The Security Service (MI5) has made tracking British jihadists fighting in Syria its top priority, according to reports - after a video posted by extremist militant group Islamic State in Iraq and Syria (Isis) showed five men calling for Western Muslims to join insurgents in Syria and Iraq.
In the 13-minute video, entitled “There is No Life Without Jihad”, the group – including three claimed Britons – explain their motivation for travelling to Iraq and Syria and seek to persuade British Muslims to give up “the fat job … the big car”.
One of the British men in the film, which calls for their countrymen to “answer the call and fight for Allah”, is a 20-year-old aspiring medical student from Cardiff.
Nasser Muthana, who goes by the name Abu Muthanna al-Yemeni, travelled to Syria with his 17-year-old brother Aseel Muthana after disappearing in November.
His father, Ahmed Muthana, told the Daily Telegraph that his elder son had been accepted at four universities to study medicine but did not go.
Instead he thinks Muthana, who went to Cathays High School, gained 11 GCSEs and enjoyed swimming and football, became “brainwashed” and radicalised in the UK.
In the footage, Muthana claims that the rebel group has fighters from as far afield as Cambodia, Australia and the UK.
“We are a state who is implementing the Sharia in both Iraq and the Sham. And look at the soldiers, we understand no borders,” he says.
“We have participated in battles in Sham and we will go to Iraq in a few days and we will fight there.
”We will even go to Lebanon and Jordan with no problems, wherever our Sheikh (Isis leader Abu Bakr al-Baghdadi) wants to send us.“
Another alleged Briton, named as “Abu Bara al-Hindi”, made it clear the group had in its sights disillusioned or vulnerable Muslims who could be persuaded to swap the trappings of Western life for a religious war. The man said: “Are you willing to sacrifice the fat job you’ve got? The big car you’ve got?” He added: “The cure for depression is jihad… Feel the honour we are feeling, feel the happiness we are feeling.”
Mr Muthana told the Telegraph that the family had been informed a few weeks ago that his son was in Turkey, and said the views expressed in the video were not his son's real opinions.
Mr Muthana said: ”"To be honest, I don't agree with him but I don't know what he has been taught in his mind."
He added: "Of course I fear he will be injured or die fighting but I can do nothing. They are conservative Muslim, they don't have girlfriends, they don't talk to girls.
“Of course they were influenced in the UK but to be honest I don't know. In the mosque, the people of the mosque won't tell me anything. Who will encourage them, someone on the street? No, it has to be the mosque, but which mosque, I don't know.
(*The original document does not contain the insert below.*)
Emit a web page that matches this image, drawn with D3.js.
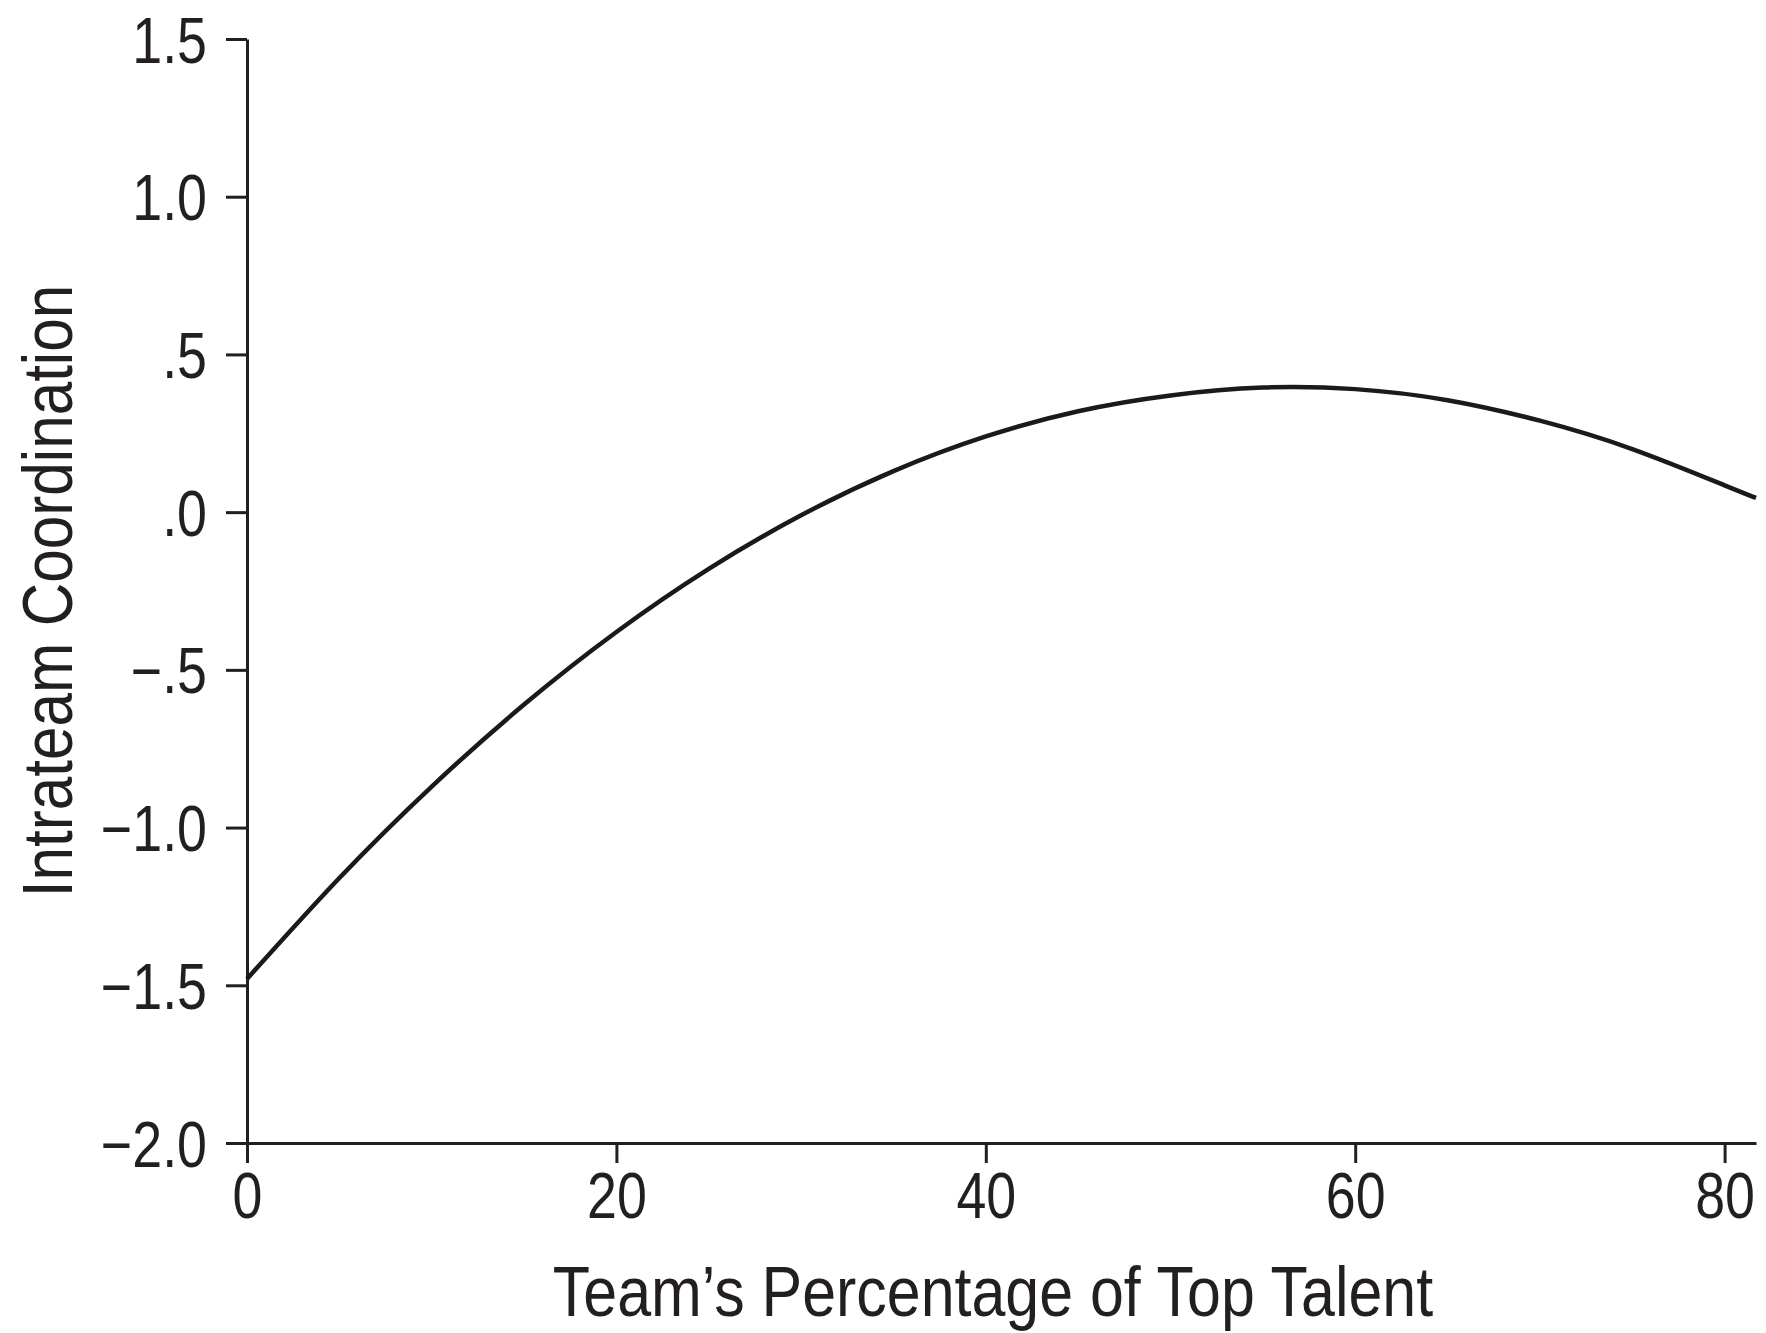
<!DOCTYPE html>
<html>
<head>
<meta charset="utf-8">
<script src="https://cdn.jsdelivr.net/npm/d3@7"></script>
<style>
  body { margin: 0; background: #fff; }
  svg text { font-family: "Liberation Sans", Arial, sans-serif; fill: #231f20; }
</style>
</head>
<body>
<div id="chart"></div>
<script>
// values
const talentPct = [0, 5, 10, 15, 20, 25, 30, 35, 40, 45, 50, 55, 60, 65, 70, 75, 80, 81.7];
const coordination = [-1.48, -1.16, -0.87, -0.61, -0.38, -0.18, -0.01, 0.13, 0.24, 0.32, 0.37, 0.395, 0.39, 0.355, 0.29, 0.20, 0.085, 0.045];
const xTicks = [0, 20, 40, 60, 80];
const yTicks = [1.5, 1.0, 0.5, 0, -0.5, -1.0, -1.5, -2.0];
const yTickLabels = ['1.5', '1.0', '.5', '.0', '\u2212.5', '\u22121.0', '\u22121.5', '\u22122.0'];

const width = 1766, height = 1333;
const margin = { top: 39, right: 10, bottom: 190, left: 247 };

// squeeze text horizontally, the original uses a condensed face
function condense(sel, k) {
  sel.each(function () {
    const w = this.getComputedTextLength();
    d3.select(this)
      .attr('textLength', w * k)
      .attr('lengthAdjust', 'spacingAndGlyphs');
  });
}

const svg = d3.select('#chart').append('svg')
  .attr('width', width)
  .attr('height', height);

const x = d3.scaleLinear()
  .domain([0, 81.7])
  .range([margin.left, width - margin.right]);

const y = d3.scaleLinear()
  .domain([-2.0, 1.5])
  .range([height - margin.bottom, margin.top]);

// y axis
const yAxis = svg.append('g')
  .attr('transform', `translate(${margin.left},0)`)
  .call(d3.axisLeft(y)
    .tickValues(yTicks)
    .tickSize(21)
    .tickSizeOuter(0)
    .tickPadding(19)
    .tickFormat((d, i) => yTickLabels[i]));

// x axis
const xAxis = svg.append('g')
  .attr('transform', `translate(0,${height - margin.bottom})`)
  .call(d3.axisBottom(x)
    .tickValues(xTicks)
    .tickSize(20)
    .tickSizeOuter(0)
    .tickPadding(9));

[yAxis, xAxis].forEach(g => {
  g.selectAll('path, line').attr('stroke', '#231f20').attr('stroke-width', 3);
  g.selectAll('text').style('font-size', '64px').attr('fill', '#231f20');
  condense(g.selectAll('text'), 0.84);
});
yAxis.selectAll('text').attr('dy', '0.36em');
xAxis.selectAll('text').attr('dy', '0.72em');

// curve
const line = d3.line()
  .x((d, i) => x(talentPct[i]))
  .y(d => y(d))
  .curve(d3.curveNatural);

svg.append('path')
  .datum(coordination)
  .attr('fill', 'none')
  .attr('stroke', '#1a1a1a')
  .attr('stroke-width', 4.5)
  .attr('d', line);

// axis titles
const xTitle = svg.append('text')
  .attr('x', 993)
  .attr('y', 1316)
  .attr('text-anchor', 'middle')
  .style('font-size', '70px')
  .text('Team\u2019s Percentage of Top Talent');

const yTitle = svg.append('text')
  .attr('transform', 'translate(72,591) rotate(-90)')
  .attr('text-anchor', 'middle')
  .style('font-size', '70px')
  .text('Intrateam Coordination');

condense(xTitle, 0.87);
condense(yTitle, 0.86);
</script>
</body>
</html>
They also spend a lot of time on their computer.”
And he told told ITV News that watching the footage of his son had made him cry.
“I wish I could hold him, hold his hand, ask him to come back,” he said. “As a father I give a message, not only to Nasser, to all the people that go from Britain to Syria to fight please stop. Come back home.”
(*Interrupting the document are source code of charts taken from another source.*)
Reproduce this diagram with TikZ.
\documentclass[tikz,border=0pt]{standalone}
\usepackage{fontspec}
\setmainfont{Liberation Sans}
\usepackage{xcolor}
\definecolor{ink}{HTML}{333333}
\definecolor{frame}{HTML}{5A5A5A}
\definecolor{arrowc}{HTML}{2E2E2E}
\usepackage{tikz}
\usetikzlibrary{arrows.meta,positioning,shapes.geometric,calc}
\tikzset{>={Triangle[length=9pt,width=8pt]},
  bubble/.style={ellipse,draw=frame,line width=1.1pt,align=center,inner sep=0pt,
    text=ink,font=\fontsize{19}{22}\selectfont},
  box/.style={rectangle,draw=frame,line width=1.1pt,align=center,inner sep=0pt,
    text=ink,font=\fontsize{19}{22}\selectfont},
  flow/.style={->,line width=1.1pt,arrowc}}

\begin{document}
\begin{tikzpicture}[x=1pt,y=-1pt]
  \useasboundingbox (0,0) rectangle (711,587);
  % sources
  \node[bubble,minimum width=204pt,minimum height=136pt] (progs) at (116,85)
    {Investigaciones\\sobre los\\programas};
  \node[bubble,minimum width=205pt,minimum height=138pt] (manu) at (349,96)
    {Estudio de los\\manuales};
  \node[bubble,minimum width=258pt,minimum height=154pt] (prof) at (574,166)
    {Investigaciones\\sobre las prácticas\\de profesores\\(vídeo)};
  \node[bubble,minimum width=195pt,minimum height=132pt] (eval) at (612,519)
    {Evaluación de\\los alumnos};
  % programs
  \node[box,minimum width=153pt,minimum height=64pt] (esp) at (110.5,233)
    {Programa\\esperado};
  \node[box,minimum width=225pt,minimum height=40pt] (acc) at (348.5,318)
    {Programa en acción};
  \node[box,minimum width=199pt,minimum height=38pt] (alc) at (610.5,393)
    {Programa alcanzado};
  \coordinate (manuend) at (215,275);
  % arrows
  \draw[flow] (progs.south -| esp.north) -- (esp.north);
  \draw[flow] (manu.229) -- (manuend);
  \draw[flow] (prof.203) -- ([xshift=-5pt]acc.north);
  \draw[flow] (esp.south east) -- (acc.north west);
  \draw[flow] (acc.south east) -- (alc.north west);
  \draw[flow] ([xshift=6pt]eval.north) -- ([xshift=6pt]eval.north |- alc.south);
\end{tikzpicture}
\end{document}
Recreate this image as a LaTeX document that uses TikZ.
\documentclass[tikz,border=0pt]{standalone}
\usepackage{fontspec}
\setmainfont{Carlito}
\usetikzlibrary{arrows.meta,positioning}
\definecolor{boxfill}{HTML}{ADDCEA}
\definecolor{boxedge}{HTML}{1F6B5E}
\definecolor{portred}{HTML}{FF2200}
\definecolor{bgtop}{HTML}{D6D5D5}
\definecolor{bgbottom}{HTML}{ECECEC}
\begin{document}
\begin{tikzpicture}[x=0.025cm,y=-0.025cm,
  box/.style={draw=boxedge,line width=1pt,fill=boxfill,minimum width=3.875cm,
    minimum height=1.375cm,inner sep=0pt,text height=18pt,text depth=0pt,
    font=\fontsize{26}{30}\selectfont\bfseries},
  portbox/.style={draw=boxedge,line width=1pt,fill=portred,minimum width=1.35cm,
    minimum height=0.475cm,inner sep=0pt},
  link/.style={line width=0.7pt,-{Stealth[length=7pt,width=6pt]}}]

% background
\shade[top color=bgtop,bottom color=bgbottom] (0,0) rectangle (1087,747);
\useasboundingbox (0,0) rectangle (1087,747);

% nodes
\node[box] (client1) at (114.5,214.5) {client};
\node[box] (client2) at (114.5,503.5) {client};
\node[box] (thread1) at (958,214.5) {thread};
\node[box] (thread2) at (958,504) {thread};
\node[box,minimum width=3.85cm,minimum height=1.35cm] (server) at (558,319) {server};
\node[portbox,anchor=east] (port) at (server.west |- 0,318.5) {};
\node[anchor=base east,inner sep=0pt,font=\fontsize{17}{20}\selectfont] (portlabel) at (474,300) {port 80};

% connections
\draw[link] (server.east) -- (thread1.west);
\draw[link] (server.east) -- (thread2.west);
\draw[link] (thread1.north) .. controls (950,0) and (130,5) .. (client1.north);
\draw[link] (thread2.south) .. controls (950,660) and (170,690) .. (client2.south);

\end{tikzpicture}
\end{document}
The Government is treating the growing threat from Isis with ever-greater seriousness.
On Thursday the terror group was added to a list of banned organisations, making it an offence to be a member. Four other Syria-linked terror groups were banned at the same time.
Prime Minister David Cameron has insisted “everything that can be done is being done” to stop Britons being radicalised overseas amid fears that 450 people have joined the ranks of the extremist group in Iraq.
The BBC reported that the Security Service, MI5, has made tracking British jihadists fighting in Syria its top priority.
Experts believe the method of appeal in the video mimicks that of Western charities and aid groups.
Joseph Carter, from the International Centre for the Study of Radicalisation at King's College London, told The Times: “There's no question that the purpose is to attract Western audiences and to convince them to come.
"Unlike other groups who put out attack videos or feature major leaders, Isis feature everyday soldiers, people's personal narratives."
The Home Office said: ”We do not tolerate the existence of online terrorist and extremist propaganda, which directly influences people who are vulnerable to radicalisation.
“We already work closely with the internet industry to remove terrorist material hosted in the UK or overseas.”